The final concert of this year’s Petersfield Musical Festival was, on paper, something of a mixed bag.  But not in practice! The programme, ranging from string quartet to full orchestra via wind and brass ensembles and organ showed off the splendid talents of the Hampshire County Youth Chamber Orchestra.

The evening began with a spirited and rhythmical performance of the overture to The Marriage of Figaro. There was some finely detailed playing from the woodwind and the whole was well shaped and phrased. Next came a charming Canzonetta by Mendelssohn for string quartet followed by an arrangement for wind band of Peter Warlock’s Capriol Suite. I, like I suspect many others, struggled through the piano duet version in my youth, so it was nice to hear it properly played!  Bruckner’s Locus iste, with its sonorous and rich harmonies, works well in this setting for brass choir, although this old fogey still prefers the choral version.

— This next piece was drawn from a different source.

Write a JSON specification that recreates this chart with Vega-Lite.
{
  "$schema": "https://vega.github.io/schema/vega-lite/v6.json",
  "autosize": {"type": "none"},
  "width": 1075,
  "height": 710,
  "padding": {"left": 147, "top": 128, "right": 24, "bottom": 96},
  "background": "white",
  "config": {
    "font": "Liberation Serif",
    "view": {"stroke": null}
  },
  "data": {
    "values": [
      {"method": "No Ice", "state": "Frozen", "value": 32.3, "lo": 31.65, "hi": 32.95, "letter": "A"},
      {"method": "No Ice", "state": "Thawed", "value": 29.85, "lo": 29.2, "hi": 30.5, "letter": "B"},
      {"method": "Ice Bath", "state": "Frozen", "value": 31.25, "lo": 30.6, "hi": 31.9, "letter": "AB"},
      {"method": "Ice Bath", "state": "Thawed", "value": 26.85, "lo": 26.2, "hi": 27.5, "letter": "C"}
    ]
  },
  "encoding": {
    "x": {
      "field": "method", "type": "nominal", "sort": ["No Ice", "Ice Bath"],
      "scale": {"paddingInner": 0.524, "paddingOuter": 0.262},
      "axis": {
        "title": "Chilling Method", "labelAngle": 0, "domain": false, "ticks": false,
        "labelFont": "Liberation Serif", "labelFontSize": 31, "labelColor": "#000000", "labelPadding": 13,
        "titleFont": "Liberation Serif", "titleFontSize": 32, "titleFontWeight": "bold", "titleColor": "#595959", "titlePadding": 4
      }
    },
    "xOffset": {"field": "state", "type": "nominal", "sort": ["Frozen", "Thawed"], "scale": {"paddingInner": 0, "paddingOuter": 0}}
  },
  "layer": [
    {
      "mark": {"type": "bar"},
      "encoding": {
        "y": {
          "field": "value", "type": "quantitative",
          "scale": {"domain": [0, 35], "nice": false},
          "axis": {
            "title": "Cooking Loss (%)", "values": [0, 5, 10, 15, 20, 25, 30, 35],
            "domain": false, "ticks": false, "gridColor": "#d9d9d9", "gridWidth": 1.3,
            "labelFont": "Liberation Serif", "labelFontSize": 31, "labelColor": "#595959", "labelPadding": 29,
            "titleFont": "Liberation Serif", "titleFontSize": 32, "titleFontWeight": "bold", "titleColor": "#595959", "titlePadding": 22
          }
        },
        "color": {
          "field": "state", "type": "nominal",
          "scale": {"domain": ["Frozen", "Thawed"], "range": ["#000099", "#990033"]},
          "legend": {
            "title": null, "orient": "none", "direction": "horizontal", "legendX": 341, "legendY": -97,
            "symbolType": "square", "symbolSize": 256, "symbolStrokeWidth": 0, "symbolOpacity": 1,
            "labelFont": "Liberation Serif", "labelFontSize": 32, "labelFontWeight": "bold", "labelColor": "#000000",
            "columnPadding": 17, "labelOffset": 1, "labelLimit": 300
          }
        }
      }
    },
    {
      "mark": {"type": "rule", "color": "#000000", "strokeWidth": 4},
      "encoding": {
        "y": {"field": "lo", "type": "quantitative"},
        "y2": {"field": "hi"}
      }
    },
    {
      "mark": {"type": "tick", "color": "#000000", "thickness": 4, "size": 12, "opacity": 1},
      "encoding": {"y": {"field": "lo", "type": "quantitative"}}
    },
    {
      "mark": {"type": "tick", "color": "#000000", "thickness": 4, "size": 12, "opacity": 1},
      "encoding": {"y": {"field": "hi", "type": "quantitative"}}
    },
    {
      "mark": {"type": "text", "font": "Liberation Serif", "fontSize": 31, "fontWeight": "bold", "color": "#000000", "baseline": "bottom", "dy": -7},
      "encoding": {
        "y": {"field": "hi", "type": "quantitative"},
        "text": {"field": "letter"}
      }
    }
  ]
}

Britten’s setting of part of the mystic Christopher Smart’s Rejoice in the Lamb was, for me, the highlight of the evening. I sang the alto solo as a very small boy at my boarding school in the late 40s, only a few years after it was written, and it has remained one of my favourite pieces ever since. Britten marked his score with a plethora of instructions to his performers and Paul Spicer, chorus, organ and percussion followed these to the letter. From the ppp opening, with Tim Ravalde’s meticulous and detailed organ playing, through to the fff “For the Trumpet of God is a blessed intelligence” the choir sang with clear diction and enthusiasm. Alright, the size of the chorus was probably larger than Britten envisaged, but this didn’t seem to matter given the commitment of the singers. The four soloists were equally matched. Claire Ward’s soprano paean to cat Jeoffrey was delightful and very moving with its beautiful climax, “For he knows that God is his Saviour”. Mezzo Hannah Bennet’s witty recounting of the valorous mouse standing up to the predations of a cat brought a smile to the audience and Peter Harris’s tenor blessed the flowers with warmth and excellent phrasing. Britten doesn’t give the bass much to do; Niall Anderson’s turn came in the Mozart. I had not come across this version with organ and percussion before but the later provided discrete drama coupled with Tim Ravalde’s incisive and virtuoso organ playing.

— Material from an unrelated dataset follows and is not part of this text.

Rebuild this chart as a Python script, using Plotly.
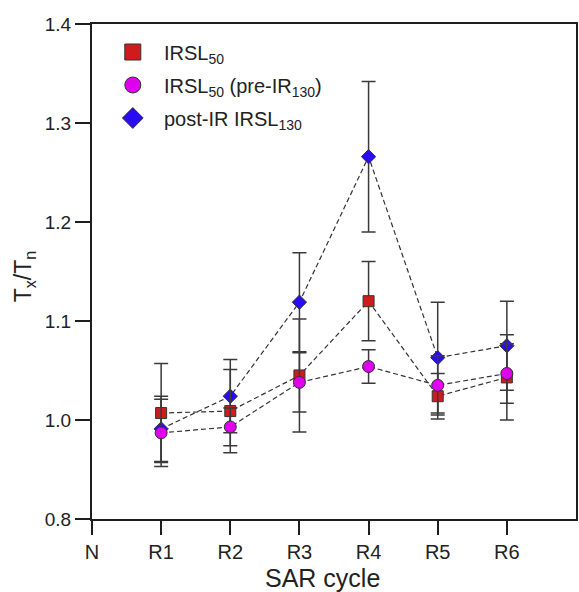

After the interval came Mozart’s Requiem. From the rich opening D minor Requiem aeternam – excellent entries here from all parts – to the piano and rhythmical et lux perpetua followed by Claire Ward’s beautiful Te decet hymnus, we knew we were in for a treat. Whenever I hear this piece, I always look forward to the Kyrie fugue and I was not disappointed. Taking it at a cracking pace, Paul Spicer was rewarded with some strong singing by the chorus and the Dies Irae that followed was equally exciting. I particularly liked the basses interspersions, “quantus tremor est futurus”.

Bass Niall Anderson came into his own opening in the Tuba mirum section. Mimicking the trombones, Niall’s rich voice filled the hall. He was joined in turn by the other soloists, who blended together very well and the sotto voce section, Cum vix Justus was magical as was their Recordare quartet. Space does not permit me to highlight the many felicitous moments that followed except to say that the chorus sang with energy and vigour throughout the piece and seemed to me to be particularly well balanced. There was much good phrasing and dynamic range and one could hear the words – and one can’t always say that! The four soloists were very well matched and the young players of the large Hampshire County Youth Orchestra provided a very professional and attentive accompaniment.  The orchestra’s Director of Music, Carl Claussen, conducted the Figaro overture and Paul Spicer was in charge for the Britten and Mozart.  Both coaxed excellent performances from their players and singers and the whole evening was a fitting climax to a splendid week’s music making.